**Given request:** Look at the data below and print exactly the lines from its first line through the line with "3041, 3010, 2981, 3005, 3065, 3029, 3017, 2993]"; the pictures stay out of the copy.

### Dataset content ###

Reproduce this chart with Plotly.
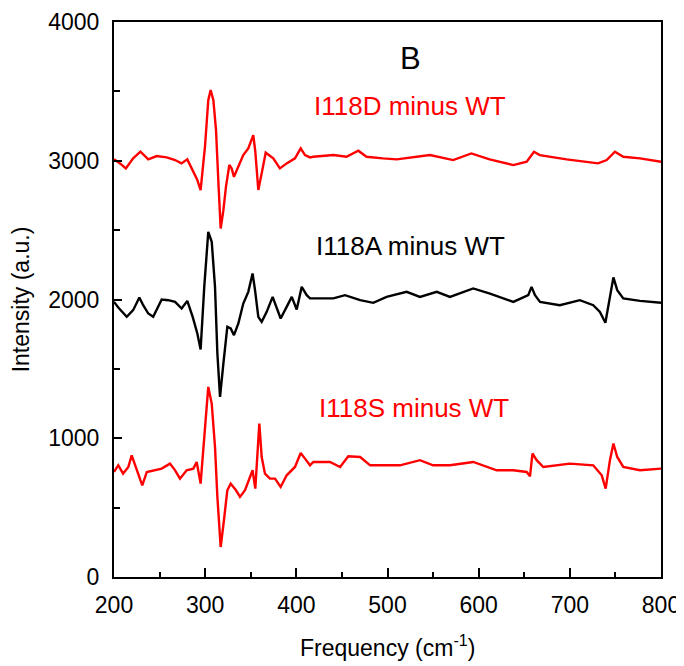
import plotly.graph_objects as go

# I118D minus WT (red, top)
freq_d = [200, 206.6, 213, 221, 229, 237.6, 246.8, 257.8, 267, 274, 280.4, 286, 291.4, 295,
          299.8, 303.4, 306, 309, 311.9, 314.4, 317, 320, 322.8, 326.5, 329, 331.6, 336.4,
          341.8, 347.3, 352.8, 355, 358.3, 362, 366.4, 374.7, 382, 389.4, 398.5, 404.8, 409.5,
          415, 418.6, 440.6, 455, 468, 477, 495, 510, 546.6, 572, 592, 612, 638, 652.7, 660.7,
          667, 696.5, 731, 740.4, 749.5, 758.6, 777, 800]
int_d = [3010, 2981, 2945, 3017, 3065, 3010, 3034, 3024, 3005, 2981, 3010, 2933, 2861, 2789,
         3101, 3437, 3510, 3437, 3221, 2861, 2512, 2644, 2812, 2969, 2945, 2884, 2957,
         3041, 3089, 3185, 3065, 2789, 2909, 3058, 3017, 2945, 2981, 3017, 3089, 3041,
         3024, 3029, 3041, 3029, 3072, 3029, 3017, 3010, 3041, 3005, 3053, 3010, 2969, 2993, 3065,
         3041, 3010, 2981, 3005, 3065, 3029, 3017, 2993]

# I118A minus WT (black, middle)
freq_a = [200, 204.7, 214, 221, 227.8, 232, 237.6, 243, 252.3, 259.6, 267, 274.2, 280.4, 286.3,
          291.4, 295, 299, 303.4, 307.2, 310.8, 313.4, 316.3, 320, 324.3, 328, 331.6, 336.4,
          341.8, 347.3, 352, 354.7, 358.3, 362, 367.5, 374, 378.4, 382.8, 389.4, 395, 400.4,
          405.9, 411.4, 415, 418.6, 440.6, 453.4, 470, 484.4, 499, 521, 535.6, 554, 568.5,
          594, 612.4, 638, 654.4, 658, 661.8, 667.3, 689, 711, 725.7, 733, 739, 744, 747.8,
          752, 758.6, 777, 800]
int_a = [1983, 1942, 1875, 1923, 2015, 1959, 1899, 1875, 2000, 1995, 1983, 1935, 1990, 1875,
         1755, 1640, 2091, 2488, 2416, 2091, 1611, 1298, 1539, 1803, 1791, 1743, 1827,
         1971, 2055, 2188, 2067, 1875, 1839, 1911, 2019, 1947, 1863, 1947, 2019, 1928,
         2091, 2031, 2008, 2008, 2008, 2031, 1995, 1976, 2019, 2055, 2019, 2055, 2019,
         2080, 2043, 1983, 2031, 2091, 2031, 1983, 1959, 1995, 1959, 1911, 1832, 2019, 2159,
         2067, 2008, 1990, 1976]

# I118S minus WT (red, bottom)
freq_s = [200, 204.7, 210, 215.7, 219.4, 224.8, 231, 236, 243, 252.3, 261.4, 267, 272.4, 279.7,
          287, 290.7, 295, 299, 303.4, 307.2, 310.8, 313.4, 317, 320.6, 324.3, 328, 333.8,
          338.2, 343.7, 349.2, 352, 355, 357.2, 359.4, 362, 365.6, 371, 376.6, 382.8, 389.4,
          398.5, 404.8, 409.5, 415, 418.6, 436.9, 448, 457, 470, 481, 499, 513.7, 535.6, 550,
          568.5, 594, 619.8, 638, 652.7, 656.3, 659, 663.6, 670.9, 700, 725.7, 735, 739.3,
          744, 747.8, 752, 758.6, 777, 800]
int_s = [757, 805, 745, 793, 877, 781, 661, 757, 769, 781, 817, 769, 709, 769,
         781, 829, 673, 1009, 1370, 1250, 937, 577, 216, 409, 625, 673, 625,
         577, 625, 721, 769, 637, 890, 1106, 865, 745, 709, 709, 649, 733,
         793, 894, 853, 805, 829, 829, 793, 870, 865, 805, 805, 805, 842, 805,
         805, 829, 769, 769, 757, 726, 890, 842, 793, 817, 805, 733, 637,
         842, 962, 865, 793, 769, 781]

labels = ["I118D minus WT", "I118A minus WT", "I118S minus WT"]
label_x = [525, 525, 529]
label_y = [3394, 2384, 1217]
label_colors = ["#ff0000", "#000000", "#ff0000"]

x_ticks = [200, 300, 400, 500, 600, 700, 800]
y_ticks = [0, 1000, 2000, 3000, 4000]
x_title = "Frequency (cm<sup>-1</sup>)"
y_title = "Intensity (a.u.)"

FONT = "Liberation Sans, Arial, sans-serif"

fig = go.Figure()
fig.add_trace(go.Scatter(x=freq_d, y=int_d, mode="lines",
                         line=dict(color="#ff0000", width=2.4), showlegend=False))
fig.add_trace(go.Scatter(x=freq_a, y=int_a, mode="lines",
                         line=dict(color="#000000", width=2.4), showlegend=False))
fig.add_trace(go.Scatter(x=freq_s, y=int_s, mode="lines",
                         line=dict(color="#ff0000", width=2.4), showlegend=False))

for t, x, y, c in zip(labels, label_x, label_y, label_colors):
    fig.add_annotation(x=x, y=y, text=t, showarrow=False,
                       font=dict(family=FONT, size=26, color=c))
fig.add_annotation(x=525, y=3740, text="B", showarrow=False,
                   font=dict(family=FONT, size=31, color="#000000"))

# x-axis title placed as an annotation for exact vertical position
fig.add_annotation(x=0.5, y=0, xref="paper", yref="paper", text=x_title, showarrow=False,
                   xanchor="center", yanchor="middle", yshift=-69,
                   font=dict(family=FONT, size=23, color="black"))

# page body adds an 8px offset, so the figure is sized to fit the 684x666 window
fig.update_layout(
    width=676, height=658,
    margin=dict(l=106, r=23, t=14, b=89),
    paper_bgcolor="white", plot_bgcolor="white",
    font=dict(family=FONT, size=23, color="black"),
    xaxis=dict(range=[200, 800], tickvals=x_ticks, ticks="inside", ticklen=9, tickwidth=2,
               tickcolor="black", showline=True, linewidth=2, linecolor="black", mirror=True,
               showgrid=False, zeroline=False, automargin=False, ticklabelstandoff=6,
               minor=dict(dtick=50, ticks="inside", ticklen=5, tickwidth=2, tickcolor="black"),
               tickfont=dict(size=23)),
    yaxis=dict(range=[0, 4000], tickvals=y_ticks, ticks="inside", ticklen=8, tickwidth=2,
               tickcolor="black", showline=True, linewidth=2, linecolor="black", mirror=True,
               showgrid=False, zeroline=False, automargin=False, ticklabelstandoff=8,
               minor=dict(dtick=500, ticks="inside", ticklen=6, tickwidth=2, tickcolor="black"),
               title=dict(text=y_title, font=dict(size=23)),
               tickfont=dict(size=23)),
)

fig.write_html("out.html")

###

**Right answer:**
Reproduce this chart with Plotly.
import plotly.graph_objects as go

# I118D minus WT (red, top)
freq_d = [200, 206.6, 213, 221, 229, 237.6, 246.8, 257.8, 267, 274, 280.4, 286, 291.4, 295,
          299.8, 303.4, 306, 309, 311.9, 314.4, 317, 320, 322.8, 326.5, 329, 331.6, 336.4,
          341.8, 347.3, 352.8, 355, 358.3, 362, 366.4, 374.7, 382, 389.4, 398.5, 404.8, 409.5,
          415, 418.6, 440.6, 455, 468, 477, 495, 510, 546.6, 572, 592, 612, 638, 652.7, 660.7,
          667, 696.5, 731, 740.4, 749.5, 758.6, 777, 800]
int_d = [3010, 2981, 2945, 3017, 3065, 3010, 3034, 3024, 3005, 2981, 3010, 2933, 2861, 2789,
         3101, 3437, 3510, 3437, 3221, 2861, 2512, 2644, 2812, 2969, 2945, 2884, 2957,
         3041, 3089, 3185, 3065, 2789, 2909, 3058, 3017, 2945, 2981, 3017, 3089, 3041,
         3024, 3029, 3041, 3029, 3072, 3029, 3017, 3010, 3041, 3005, 3053, 3010, 2969, 2993, 3065,
         3041, 3010, 2981, 3005, 3065, 3029, 3017, 2993]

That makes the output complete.